The zucchini or courgette is a popularly cultivated summer squash which often grows to nearly a meter in length, but which are usually harvested at half that size or less. Along with some other squashes, it belongs to the species Cucurbita pepo.Zucchini, Cucurbita pepo, is a member of the cucumber and melon family. Inhabitants of Central and South America have been eating zucchini for several thousand years, but the zucchini we know today is a variety of summer squash developed in Italy. The word zucchini comes from the Italian zucchino, meaning a small squash. The term squash comes from the Indian skutasquash meaning "green thing eaten green." Christopher Columbus originally brought seeds to the Mediterranean region and Africa. The French snubbed zucchini for a long time until chefs learned to choose small fruits which are less bland and watery. The French term for zucchini is courgette, which is often used interchangably for yellow squash as well.

Zucchini are the best known of the summer squashes, zucchini is a type of narrow squash that resembles a cucumber in size and shape. It has smooth, thin skin that is either green or yellow in color and can be striped or speckled. Its tender flesh is creamy white in color and features numerous seeds. Its edible flowers are often used in French and Italian cooking.

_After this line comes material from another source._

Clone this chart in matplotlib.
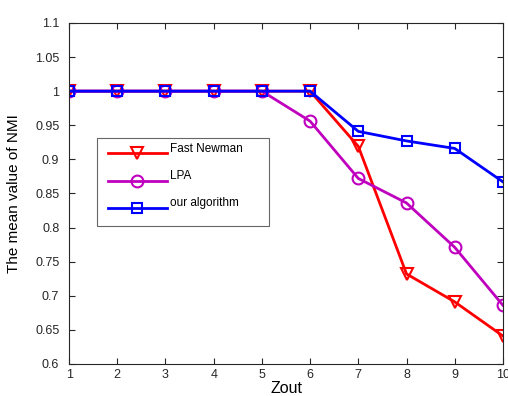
import matplotlib
matplotlib.use('Agg')
import matplotlib.pyplot as plt

plt.rcParams['font.family'] = ['Liberation Sans', 'DejaVu Sans']

zout = [1, 2, 3, 4, 5, 6, 7, 8, 9, 10]
fast_newman = [1.0, 1.0, 1.0, 1.0, 1.0, 1.0, 0.919, 0.732, 0.691, 0.641]
lpa = [1.0, 1.0, 1.0, 1.0, 1.0, 0.956, 0.872, 0.836, 0.771, 0.686]
ours = [1.0, 1.0, 1.0, 1.0, 1.0, 1.0, 0.941, 0.927, 0.916, 0.867]

fig = plt.figure(figsize=(5.08, 3.96), dpi=100)
ax = fig.add_axes([0.136, 0.081, 0.854, 0.861])

ax.plot(zout, fast_newman, color='#ff0000', lw=2, marker='v', ms=9,
        mfc='none', mew=1.5, label='Fast Newman')
ax.plot(zout, lpa, color='#bf00bf', lw=2, marker='o', ms=8.5,
        mfc='none', mew=1.5, label='LPA')
ax.plot(zout, ours, color='#0000ff', lw=2, marker='s', ms=7.5,
        mfc='none', mew=1.5, label='our algorithm')

ax.set_xlim(1, 10)
ax.set_ylim(0.6, 1.1)
ax.set_xticks(zout)
yt = [0.6, 0.65, 0.7, 0.75, 0.8, 0.85, 0.9, 0.95, 1.0, 1.05, 1.1]
ax.set_yticks(yt)
ax.set_yticklabels(['0.6', '0.65', '0.7', '0.75', '0.8', '0.85', '0.9',
                    '0.95', '1', '1.05', '1.1'])
ax.tick_params(direction='in', top=True, right=True, labelsize=9,
               length=4, colors='#262626')
ax.tick_params(axis='y', pad=7)
ax.tick_params(axis='x', pad=4)
for s in ax.spines.values():
    s.set_color('#262626')

ax.set_xlabel('Zout', fontsize=11.5, labelpad=0)
ax.set_ylabel('The mean value of NMI', fontsize=11, labelpad=10)

leg = ax.legend(loc='lower left', bbox_to_anchor=(0.065, 0.405, 0.396, 0.26),
                mode='expand', fancybox=False, edgecolor='#404040',
                fontsize=8.5, handlelength=5.0, borderaxespad=0,
                labelspacing=1.3, borderpad=0.9, handletextpad=0.3)
leg.get_frame().set_linewidth(0.8)
# text sits a little above the line, as in the original
for t in leg.get_texts():
    t.set_y(6)

fig.savefig('out.png', dpi=100)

In a culinary context, zucchini is treated as a vegetable, which means it is usually cooked and presented as a savory dish or accompaniment. Botanically, however, the zucchini is an immature fruit, being the swollen ovary of the female zucchini flower. The zucchini fruit is low in calories (approximately 15 food calories per 100 g fresh zucchini) and contains useful amounts of folate (24 mcg/100 g), potassium (280 mg/100 g) and vitamin A (384 IU [115 mcg]/100 g. 1/2 cup of zucchini also contains 19% of the recommended amount of manganese.